The Centre for Earth Systems Engineering Research (CESER) is motivated by the recognition that management of the physical infrastructure systems that sustain society must in future be based upon analysis, at an unprecedented range of spatial and temporal scales, of interacting technological, human and natural systems. To realise this vision requires the new generation of techniques, tools and system-scale applications that we are advancing.
The urgent need for adaptation to climate change has now been recognised at the highest level of government. Engineers have a central role in developing solutions to this complex systems problem. However, the models, techniques and tools that are required to enable management of complex coupled technological, human and natural systems do not yet exist. Decisions are being made without sufficient understanding of long term changes, impacts, interactions and uncertainties. The implications for sustainability are critical.
Building upon a unique capacity for analysis of long term change and climate impacts in water and infrastructure systems, CESER is dedicated to understanding and modelling of processes of change within coupled technological, human and natural systems. We use our knowledge to inform the sustainable management of these complex systems, through development of data acquisition, simulation, decision analysis and visualisation tools and techniques to underpin the sustainable management of infrastructure systems.
CESER was founded in June 2009 as a University Research Centre in Newcastle University. The Centre is supported by prestigious Platform Grant funding from the Engineering and Physical Sciences Research Council. This funding will underpin our Research Programme providing opportunities to integrate our portfolio of research projects and grow our research team.

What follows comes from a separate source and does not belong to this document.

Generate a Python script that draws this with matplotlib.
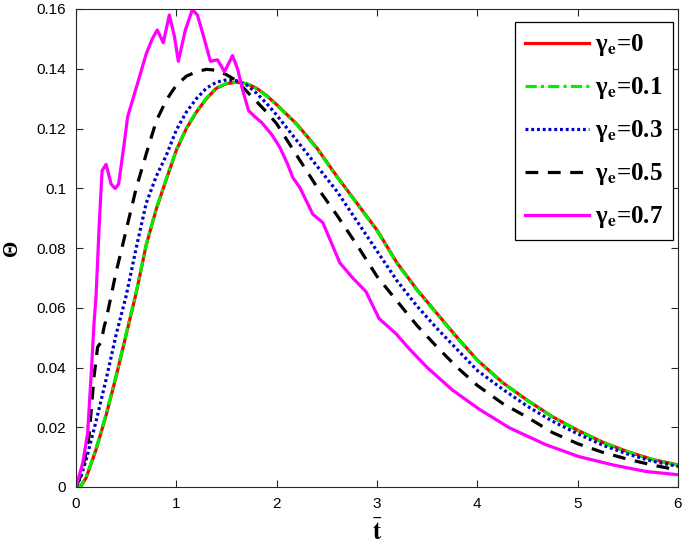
import numpy as np
import matplotlib
matplotlib.use("Agg")
import matplotlib.pyplot as plt

plt.rcParams['mathtext.fontset'] = 'stix'

# gamma_e = 0 and 0.1 (practically on top of each other)
t_a = [0, 0.05, 0.1, 0.2, 0.3, 0.4, 0.5, 0.6, 0.7, 0.8, 0.9, 1.0, 1.1, 1.2, 1.3, 1.4,
       1.5, 1.6, 1.7, 1.8, 1.9, 2.0, 2.2, 2.4, 2.6, 2.8, 3.0, 3.2, 3.4, 3.6, 3.8, 4.0,
       4.25, 4.5, 4.75, 5.0, 5.25, 5.5, 5.75, 6.0]
th_00 = [0, 0.0004, 0.003, 0.0125, 0.024, 0.037, 0.051, 0.065, 0.081, 0.093, 0.103,
         0.1127, 0.120, 0.1255, 0.130, 0.1335, 0.135, 0.1355, 0.135, 0.1335, 0.131,
         0.128, 0.1215, 0.1135, 0.104, 0.095, 0.086, 0.075, 0.066, 0.058, 0.050, 0.0425,
         0.035, 0.029, 0.0235, 0.019, 0.015, 0.0118, 0.0092, 0.0074]
th_01 = [0, 0.0005, 0.0032, 0.0128, 0.0243, 0.0373, 0.0513, 0.0653, 0.0812, 0.0932,
         0.1032, 0.1129, 0.1202, 0.1257, 0.1302, 0.1336, 0.1351, 0.1355, 0.135, 0.1334,
         0.1309, 0.1279, 0.1213, 0.1133, 0.1038, 0.0948, 0.0858, 0.0748, 0.0658, 0.0578,
         0.0498, 0.0424, 0.0349, 0.0289, 0.0234, 0.0189, 0.0149, 0.0117, 0.0091, 0.0073]
th_03 = [0, 0.0035, 0.009, 0.022, 0.036, 0.051, 0.064, 0.080, 0.095, 0.104, 0.111,
         0.1195, 0.1255, 0.130, 0.1335, 0.1355, 0.1363, 0.136, 0.1346, 0.1318, 0.1284,
         0.1245, 0.116, 0.1075, 0.099, 0.089, 0.079, 0.069, 0.0605, 0.053, 0.046, 0.039,
         0.0328, 0.027, 0.022, 0.0178, 0.014, 0.011, 0.0086, 0.0069]

t_b = [0, 0.05, 0.1, 0.13, 0.18, 0.215, 0.25, 0.28, 0.3, 0.4, 0.465, 0.5, 0.6, 0.7, 0.8,
       0.9, 1.0, 1.1, 1.2, 1.3, 1.4, 1.5, 1.6, 1.7, 1.8, 1.9, 2.0, 2.2, 2.4, 2.6, 2.8,
       3.0, 3.2, 3.4, 3.6, 3.8, 4.0, 4.25, 4.5, 4.75, 5.0, 5.25, 5.5, 5.75, 6.0]
th_05 = [0, 0.004, 0.0115, 0.017, 0.037, 0.0468, 0.0485, 0.0536, 0.056, 0.072, 0.081,
         0.086, 0.100, 0.1115, 0.1225, 0.1295, 0.1345, 0.1375, 0.139, 0.1398, 0.1395,
         0.138, 0.136, 0.1325, 0.129, 0.1255, 0.1216, 0.111, 0.1005, 0.091, 0.081,
         0.0705, 0.0622, 0.054, 0.0468, 0.040, 0.034, 0.028, 0.0233, 0.0182, 0.0145,
         0.0116, 0.0093, 0.0073, 0.0057]

t_c = [0, 0.067, 0.116, 0.15, 0.18, 0.2, 0.23, 0.26, 0.3, 0.35, 0.39, 0.425, 0.48, 0.515,
       0.61, 0.70, 0.76, 0.81, 0.87, 0.93, 0.98, 1.02, 1.09, 1.16, 1.21, 1.28, 1.34,
       1.41, 1.48, 1.56, 1.61, 1.66, 1.72, 1.78, 1.85, 1.95, 2.03, 2.11, 2.16, 2.23,
       2.36, 2.46, 2.63, 2.76, 2.89, 3.02, 3.19, 3.32, 3.5, 3.75, 4.02, 4.32, 4.68,
       5.01, 5.35, 5.68, 6.0]
th_07 = [0, 0.008, 0.018, 0.037, 0.055, 0.064, 0.0868, 0.1059, 0.108, 0.1014, 0.0999,
         0.1014, 0.1149, 0.124, 0.1347, 0.145, 0.150, 0.153, 0.1487, 0.158, 0.151,
         0.1425, 0.153, 0.1598, 0.158, 0.1498, 0.1425, 0.143, 0.139, 0.1444, 0.140,
         0.133, 0.126, 0.124, 0.122, 0.118, 0.1138, 0.108, 0.1036, 0.1003, 0.0913,
         0.0885, 0.075, 0.0699, 0.0654, 0.0564, 0.0513, 0.0463, 0.040, 0.0325, 0.026,
         0.0198, 0.0142, 0.0102, 0.0074, 0.0052, 0.0041]

labels = ['γ$_{\\mathbf{e}}$=0', 'γ$_{\\mathbf{e}}$=0.1', 'γ$_{\\mathbf{e}}$=0.3',
          'γ$_{\\mathbf{e}}$=0.5', 'γ$_{\\mathbf{e}}$=0.7']

fig = plt.figure(figsize=(6.83, 5.45), dpi=100)
ax = fig.add_axes([76/683, 58/545, 602/683, 478/545])

lw = 2.3
ax.plot(t_a, th_00, color='#ff0000', lw=lw, label=labels[0])
ax.plot(t_a, th_01, color='#00ee00', lw=lw, ls=(0, (3.5, 1.3, 1, 1.3)), label=labels[1])
ax.plot(t_a, th_03, color='#0000cc', lw=lw, ls=(0, (0.9, 0.9)), label=labels[2])
ax.plot(t_b, th_05, color='black', lw=lw, ls=(0, (4, 3)), label=labels[3])
ax.plot(t_c, th_07, color='#ff00ff', lw=lw, label=labels[4])

ax.set_xlim(0, 6)
ax.set_ylim(0, 0.16)
ax.set_xticks(range(7))
ax.set_yticks(np.arange(0, 0.161, 0.02))
ax.set_yticklabels(['0', '0.02', '0.04', '0.06', '0.08', '0.1', '0.12', '0.14', '0.16'])

for s in ax.spines.values():
    s.set_color('#262626')
    s.set_linewidth(0.8)
ax.tick_params(direction='in', top=True, right=True, length=5, width=0.8,
               color='#262626', labelsize=11, pad=7)
for lab in ax.get_xticklabels() + ax.get_yticklabels():
    lab.set_family('Liberation Sans')

ax.set_xlabel(r'$\bar{\mathbf{t}}$', fontsize=18)
ax.xaxis.set_label_coords(0.5, -0.068)
ax.set_ylabel('Θ', family='Liberation Serif', weight='bold', fontsize=15)
ax.yaxis.set_label_coords(-0.09, 0.5)

leg = ax.legend(loc='upper right', bbox_to_anchor=(0.992, 0.972), borderaxespad=0,
                prop={'family': 'Liberation Serif', 'weight': 'bold', 'size': 18},
                handlelength=2.55, handletextpad=0.25, labelspacing=0.68,
                fancybox=False, framealpha=1, edgecolor='black', borderpad=0.4)
leg.get_frame().set_linewidth(0.9)

fig.savefig('out.png', dpi=100)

CESER is hosted in the School of Civil Engineering and Geosciences and is central to the School’s research strategy, which is founded upon cutting edge research in the fields of Earth Systems Science, Engineering and Management. However, CESER’s mission is a highly inter-disciplinary endeavour and, embracing academic input from across Newcastle University. We collaborate widely in the UK and internationally.
Since 2006 Newcastle University has been a core partner in the Tyndall Centre for Climate Change Research, and the CESER mission and activities intersect closely with those of the Tyndall Centre in Newcastle University, in particular in the field of climate impacts and adaptation studies.